We see him frantically riding motorcycles across rooftops in Turkey, getting in harpoon gun fights in the Great Barrier Reef, and crashing operas in Austria. But no matter what situation he is in, we see him deal with it in a way that influences generations upon generations of sartorialists. From Sean Connery’s Savile Row getups to Daniel Craig’s midnight blue tuxedo, James Bond has graced the screen in only the finest accouterments, and, in doing so, has earn the informal right be called the most influential fictitious man in menswear. But that is only the tip of the iceberg. Askmen.com recently named him the Most Influential Man of 2012. And by golly does he deserve that title. His movies continue to enthrall millions, with the latest addition, Skyfall, living up to its hype and breaking records at the box office. Rotten Tomatoes, notorious for its brutality in rating films, shows a 92% approval rating of the film, while IMDb gives it an eight out of ten, describing it as a “soaring success.” But his influence extends far past the silver screen.
Every Halloween, we know of a man who dressed up as the slick spy. If you ask any woman if they would like a James Bond in their life, their answer is an unhesitating yes. We see little kids running through hallways in school, their hands folded into a gun, stopping every now and then with their back to the wall, peeking cautiously around the corner, eyes creased with emulatory concentration. The cars he drives become instant classics, his witty quips punch-lines for thousands, and his wardrobe choices the inspiration for millions more. James Bond is everywhere in our lives. He has become more than just an ephemeral movie character. He is an international icon, a style sensation, and a classic role model.
But all of this begs the questions: why do we respect this man so much that we flock to the cinema to see him? Why do we choose to dress and act as him? Why has his name become colloquially synonymous with style and sophistication?
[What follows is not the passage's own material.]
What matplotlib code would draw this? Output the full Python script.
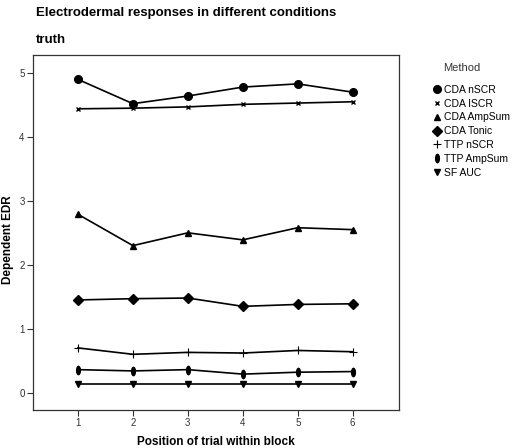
import matplotlib
matplotlib.use("Agg")
import matplotlib.pyplot as plt
from matplotlib.path import Path
from matplotlib.transforms import Affine2D

plt.rcParams["font.family"] = ["Liberation Sans", "DejaVu Sans"]

positions = [1, 2, 3, 4, 5, 6]
methods = ["CDA nSCR", "CDA ISCR", "CDA AmpSum", "CDA Tonic",
           "TTP nSCR", "TTP AmpSum", "SF AUC"]

cda_nscr = [4.90, 4.52, 4.64, 4.78, 4.83, 4.70]
cda_iscr = [4.44, 4.45, 4.47, 4.51, 4.53, 4.55]
cda_ampsum = [2.79, 2.30, 2.50, 2.39, 2.58, 2.55]
cda_tonic = [1.45, 1.47, 1.48, 1.35, 1.38, 1.39]
ttp_nscr = [0.70, 0.60, 0.63, 0.62, 0.66, 0.64]
ttp_ampsum = [0.36, 0.34, 0.36, 0.29, 0.32, 0.33]
sf_auc = [0.13, 0.13, 0.13, 0.13, 0.13, 0.13]

series = [cda_nscr, cda_iscr, cda_ampsum, cda_tonic, ttp_nscr, ttp_ampsum, sf_auc]

# thin vertical ellipse for TTP AmpSum
ellipse = Path.unit_circle().transformed(Affine2D().scale(0.45, 1.0))

styles = [
    dict(marker="o", ms=5.5),
    dict(marker="x", ms=3.5, mew=1.0),
    dict(marker="^", ms=4.5),
    dict(marker="D", ms=5),
    dict(marker="+", ms=5.5, mew=0.8),
    dict(marker=ellipse, ms=6),
    dict(marker="v", ms=4.5),
]

fig = plt.figure(figsize=(5.14, 4.48), dpi=100)
ax = fig.add_axes([0.064, 0.085, 0.712, 0.792])

for vals, st in zip(series, styles):
    ax.plot(positions, vals, color="black", lw=1.2, mfc="black", mec="black", **st)

ax.set_xlim(0.18, 6.84)
ax.set_ylim(-0.27, 5.28)
ax.set_xticks(positions)
ax.set_yticks([0, 1, 2, 3, 4, 5])
ax.tick_params(labelsize=7, length=4, width=0.8, pad=2,
               color="#333333", labelcolor="#333333")
for s in ax.spines.values():
    s.set_linewidth(0.9)
    s.set_color("#333333")

fig.text(0.016, 0.465, "Dependent EDR", fontsize=8.5, fontweight="bold",
         rotation=90, ha="center", va="center")
fig.text(0.42, 0.013, "Position of trial within block", fontsize=8.5,
         fontweight="bold", ha="center", va="center")

fig.text(0.07, 0.97, "Electrodermal responses in different conditions",
         fontsize=9.5, fontweight="bold", va="center")
fig.text(0.07, 0.91, "truth", fontsize=9.5, fontweight="bold", va="center")

# legend title drawn separately so it can sit apart from the entries
fig.text(443 / 514, 1 - 68 / 448, "Method", fontsize=8, color="#333333", va="center")

handles = [plt.Line2D([], [], ls="none", color="black", **st) for st in styles]
fig.legend(handles, methods, loc="upper left",
           bbox_to_anchor=(0.846, 0.811), frameon=False, fontsize=7.5,
           handlelength=0.5, handletextpad=0.4, borderpad=0,
           labelspacing=0.37, borderaxespad=0)

fig.savefig("out.png", dpi=100)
It’s all about relatability, about the history of Bond, about his grim past and his exciting present, about his elegant struggle against crime and violence, about his grim determination to make a difference. Lindy Hemming, the Bond films’ costume designer, attributes this audience fascination to the “dynamic caused by the costume.” Bond is an orphan, born of nothing, yet he has become so much, a self-made man. His tuxedos and tailored-suits belie his working-class origins, his nice cars his childhood struggles. It is this rise from nothing, the sense that Bond could have been, and still can be, any one of us. We are Bond’s familial strain of society, and while we champion him on, we never lose the notion that one day perhaps we too can be just like him. And we show our respect, our flattery, in the only way we know how, through imitation. And as we carry him with us as we go through our lives, we allow him to live forevermore.